**GOAL OF THE EXERCISE**
Work out the number of lines in the listing that include the string "chart". Reply with that number alone.

**SOURCE MATERIAL**

※

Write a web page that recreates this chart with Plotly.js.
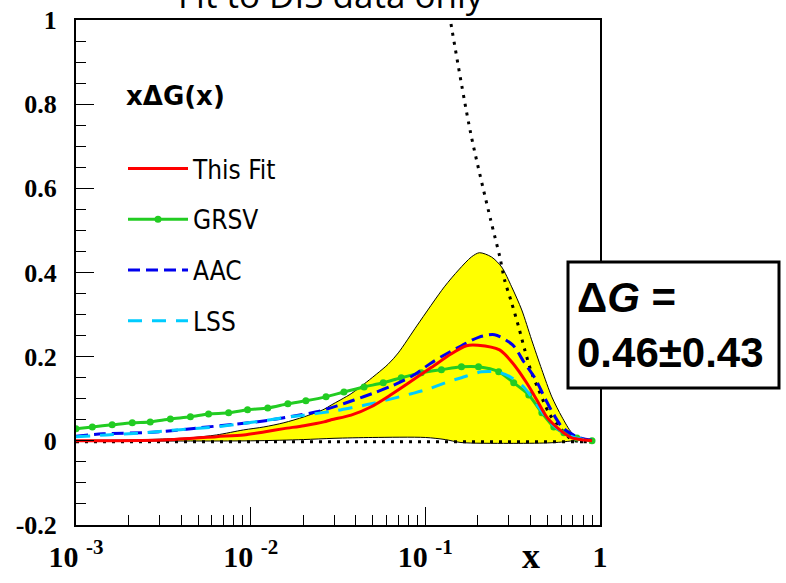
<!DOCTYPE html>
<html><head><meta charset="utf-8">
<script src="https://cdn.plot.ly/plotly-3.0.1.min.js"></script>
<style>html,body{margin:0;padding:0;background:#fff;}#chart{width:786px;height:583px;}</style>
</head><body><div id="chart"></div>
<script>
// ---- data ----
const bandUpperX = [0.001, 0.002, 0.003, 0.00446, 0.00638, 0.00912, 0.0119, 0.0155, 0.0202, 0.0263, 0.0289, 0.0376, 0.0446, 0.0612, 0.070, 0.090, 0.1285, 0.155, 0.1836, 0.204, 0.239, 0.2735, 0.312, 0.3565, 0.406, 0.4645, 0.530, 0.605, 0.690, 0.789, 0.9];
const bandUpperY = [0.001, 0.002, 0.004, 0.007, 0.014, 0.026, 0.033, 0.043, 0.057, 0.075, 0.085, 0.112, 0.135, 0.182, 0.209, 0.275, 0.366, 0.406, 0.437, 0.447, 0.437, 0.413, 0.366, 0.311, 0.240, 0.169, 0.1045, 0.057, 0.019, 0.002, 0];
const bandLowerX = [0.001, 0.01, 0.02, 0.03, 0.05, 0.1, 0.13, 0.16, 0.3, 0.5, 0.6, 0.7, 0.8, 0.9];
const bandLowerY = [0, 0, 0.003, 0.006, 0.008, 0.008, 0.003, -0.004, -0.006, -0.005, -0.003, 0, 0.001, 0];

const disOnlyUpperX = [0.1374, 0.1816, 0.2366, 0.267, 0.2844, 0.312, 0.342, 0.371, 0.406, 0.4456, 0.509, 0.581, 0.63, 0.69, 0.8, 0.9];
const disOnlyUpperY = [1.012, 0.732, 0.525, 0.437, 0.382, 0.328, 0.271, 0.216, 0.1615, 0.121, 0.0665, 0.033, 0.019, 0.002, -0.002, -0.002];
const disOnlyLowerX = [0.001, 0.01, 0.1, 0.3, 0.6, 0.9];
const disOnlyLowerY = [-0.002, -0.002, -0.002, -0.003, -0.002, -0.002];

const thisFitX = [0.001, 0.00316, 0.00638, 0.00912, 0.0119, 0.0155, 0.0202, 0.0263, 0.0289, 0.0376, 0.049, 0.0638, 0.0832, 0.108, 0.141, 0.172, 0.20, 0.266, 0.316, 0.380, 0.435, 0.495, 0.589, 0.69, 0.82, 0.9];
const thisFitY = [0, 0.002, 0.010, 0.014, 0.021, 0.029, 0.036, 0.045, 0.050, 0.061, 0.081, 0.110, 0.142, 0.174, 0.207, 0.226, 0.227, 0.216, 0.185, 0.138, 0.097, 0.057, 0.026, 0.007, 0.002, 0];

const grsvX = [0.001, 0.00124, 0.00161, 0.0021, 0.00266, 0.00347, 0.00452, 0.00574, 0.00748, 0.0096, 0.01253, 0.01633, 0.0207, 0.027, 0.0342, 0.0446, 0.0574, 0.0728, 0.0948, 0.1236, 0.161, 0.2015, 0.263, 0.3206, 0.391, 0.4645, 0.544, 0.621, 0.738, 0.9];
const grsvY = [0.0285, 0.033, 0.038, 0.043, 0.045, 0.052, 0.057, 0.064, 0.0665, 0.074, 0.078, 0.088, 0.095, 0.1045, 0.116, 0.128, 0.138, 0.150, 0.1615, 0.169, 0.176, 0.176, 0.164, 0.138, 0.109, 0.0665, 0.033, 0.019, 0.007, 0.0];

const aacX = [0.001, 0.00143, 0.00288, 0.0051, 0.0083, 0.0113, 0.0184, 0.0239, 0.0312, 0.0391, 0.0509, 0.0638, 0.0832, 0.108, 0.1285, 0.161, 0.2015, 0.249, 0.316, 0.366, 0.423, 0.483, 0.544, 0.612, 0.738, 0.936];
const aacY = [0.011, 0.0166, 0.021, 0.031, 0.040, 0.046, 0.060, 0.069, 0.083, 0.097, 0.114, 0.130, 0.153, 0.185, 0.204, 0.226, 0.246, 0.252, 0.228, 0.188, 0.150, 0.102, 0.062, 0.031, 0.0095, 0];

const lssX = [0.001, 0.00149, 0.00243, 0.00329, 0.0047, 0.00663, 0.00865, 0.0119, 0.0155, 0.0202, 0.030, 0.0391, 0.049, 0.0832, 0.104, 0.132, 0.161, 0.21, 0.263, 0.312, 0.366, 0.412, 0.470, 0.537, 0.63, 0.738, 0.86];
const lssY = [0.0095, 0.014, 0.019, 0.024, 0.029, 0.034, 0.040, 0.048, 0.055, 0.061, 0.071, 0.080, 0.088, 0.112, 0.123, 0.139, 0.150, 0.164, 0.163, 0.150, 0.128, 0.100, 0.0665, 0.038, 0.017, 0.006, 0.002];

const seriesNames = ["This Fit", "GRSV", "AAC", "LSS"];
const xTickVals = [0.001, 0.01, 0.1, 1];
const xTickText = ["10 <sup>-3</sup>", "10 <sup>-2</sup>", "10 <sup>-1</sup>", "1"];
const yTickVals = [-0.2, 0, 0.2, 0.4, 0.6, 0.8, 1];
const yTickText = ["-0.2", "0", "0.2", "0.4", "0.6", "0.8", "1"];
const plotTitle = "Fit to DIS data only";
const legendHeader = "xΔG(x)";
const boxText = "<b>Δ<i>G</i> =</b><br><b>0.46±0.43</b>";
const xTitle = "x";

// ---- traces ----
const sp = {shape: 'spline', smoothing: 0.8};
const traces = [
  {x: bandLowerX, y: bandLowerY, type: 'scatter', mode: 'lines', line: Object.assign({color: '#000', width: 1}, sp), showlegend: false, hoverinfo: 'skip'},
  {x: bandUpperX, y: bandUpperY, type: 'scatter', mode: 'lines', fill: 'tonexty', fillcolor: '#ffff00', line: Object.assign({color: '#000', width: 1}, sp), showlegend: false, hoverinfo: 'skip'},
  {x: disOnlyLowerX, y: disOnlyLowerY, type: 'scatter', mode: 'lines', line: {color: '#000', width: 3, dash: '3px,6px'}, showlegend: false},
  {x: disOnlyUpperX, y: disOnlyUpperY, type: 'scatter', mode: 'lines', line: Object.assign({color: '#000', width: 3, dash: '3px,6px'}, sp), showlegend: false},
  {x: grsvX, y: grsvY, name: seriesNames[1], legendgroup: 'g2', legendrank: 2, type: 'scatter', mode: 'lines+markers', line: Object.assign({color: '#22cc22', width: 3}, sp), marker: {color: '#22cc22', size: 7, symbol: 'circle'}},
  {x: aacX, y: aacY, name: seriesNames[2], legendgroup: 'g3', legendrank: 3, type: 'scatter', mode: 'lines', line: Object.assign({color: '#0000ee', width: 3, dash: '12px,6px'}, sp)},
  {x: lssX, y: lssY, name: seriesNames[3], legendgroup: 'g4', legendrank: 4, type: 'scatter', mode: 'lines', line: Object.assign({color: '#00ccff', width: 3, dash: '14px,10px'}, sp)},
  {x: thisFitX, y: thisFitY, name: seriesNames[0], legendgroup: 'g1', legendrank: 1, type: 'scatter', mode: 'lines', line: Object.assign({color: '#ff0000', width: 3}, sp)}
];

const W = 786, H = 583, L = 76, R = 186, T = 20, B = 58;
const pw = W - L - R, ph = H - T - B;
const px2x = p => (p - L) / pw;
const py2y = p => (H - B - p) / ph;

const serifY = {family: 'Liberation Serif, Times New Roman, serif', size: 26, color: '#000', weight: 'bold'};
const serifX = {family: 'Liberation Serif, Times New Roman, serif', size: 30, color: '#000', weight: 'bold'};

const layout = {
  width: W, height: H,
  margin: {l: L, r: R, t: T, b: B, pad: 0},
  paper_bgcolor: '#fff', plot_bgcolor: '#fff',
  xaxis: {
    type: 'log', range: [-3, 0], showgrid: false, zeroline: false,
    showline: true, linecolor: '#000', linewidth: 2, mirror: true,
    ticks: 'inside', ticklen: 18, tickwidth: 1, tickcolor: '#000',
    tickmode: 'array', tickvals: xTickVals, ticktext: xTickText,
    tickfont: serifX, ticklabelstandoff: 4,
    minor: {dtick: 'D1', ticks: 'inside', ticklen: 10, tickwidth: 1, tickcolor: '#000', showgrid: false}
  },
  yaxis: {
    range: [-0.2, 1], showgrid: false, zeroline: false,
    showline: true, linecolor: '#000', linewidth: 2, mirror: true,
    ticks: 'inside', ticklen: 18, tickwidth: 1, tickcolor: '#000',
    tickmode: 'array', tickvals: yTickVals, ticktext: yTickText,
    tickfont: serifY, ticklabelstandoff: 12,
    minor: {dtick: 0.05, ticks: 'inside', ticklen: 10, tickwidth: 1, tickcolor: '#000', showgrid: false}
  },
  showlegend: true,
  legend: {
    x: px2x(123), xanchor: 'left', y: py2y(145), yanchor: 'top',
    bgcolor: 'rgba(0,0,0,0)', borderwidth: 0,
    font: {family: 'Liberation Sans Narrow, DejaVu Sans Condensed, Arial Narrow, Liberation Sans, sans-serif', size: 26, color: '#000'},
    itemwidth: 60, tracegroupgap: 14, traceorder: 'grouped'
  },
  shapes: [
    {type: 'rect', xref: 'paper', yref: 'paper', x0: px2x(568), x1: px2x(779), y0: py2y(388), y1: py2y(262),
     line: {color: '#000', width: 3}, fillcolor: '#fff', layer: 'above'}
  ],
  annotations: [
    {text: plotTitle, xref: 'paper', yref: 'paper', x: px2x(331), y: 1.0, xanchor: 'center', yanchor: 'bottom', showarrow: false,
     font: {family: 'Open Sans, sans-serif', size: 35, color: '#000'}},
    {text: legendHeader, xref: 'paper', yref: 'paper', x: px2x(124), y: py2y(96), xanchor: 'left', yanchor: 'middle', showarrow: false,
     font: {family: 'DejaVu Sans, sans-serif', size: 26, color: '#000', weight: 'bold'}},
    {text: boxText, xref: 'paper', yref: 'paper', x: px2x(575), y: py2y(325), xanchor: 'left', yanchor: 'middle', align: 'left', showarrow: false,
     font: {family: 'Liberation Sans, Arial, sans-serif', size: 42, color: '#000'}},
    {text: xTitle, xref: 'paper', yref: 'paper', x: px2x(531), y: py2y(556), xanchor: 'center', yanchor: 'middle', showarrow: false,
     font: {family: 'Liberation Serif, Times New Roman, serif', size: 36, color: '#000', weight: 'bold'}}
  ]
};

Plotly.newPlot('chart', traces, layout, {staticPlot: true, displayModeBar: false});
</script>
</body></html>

※

**EXERCISE RESPONSE**
4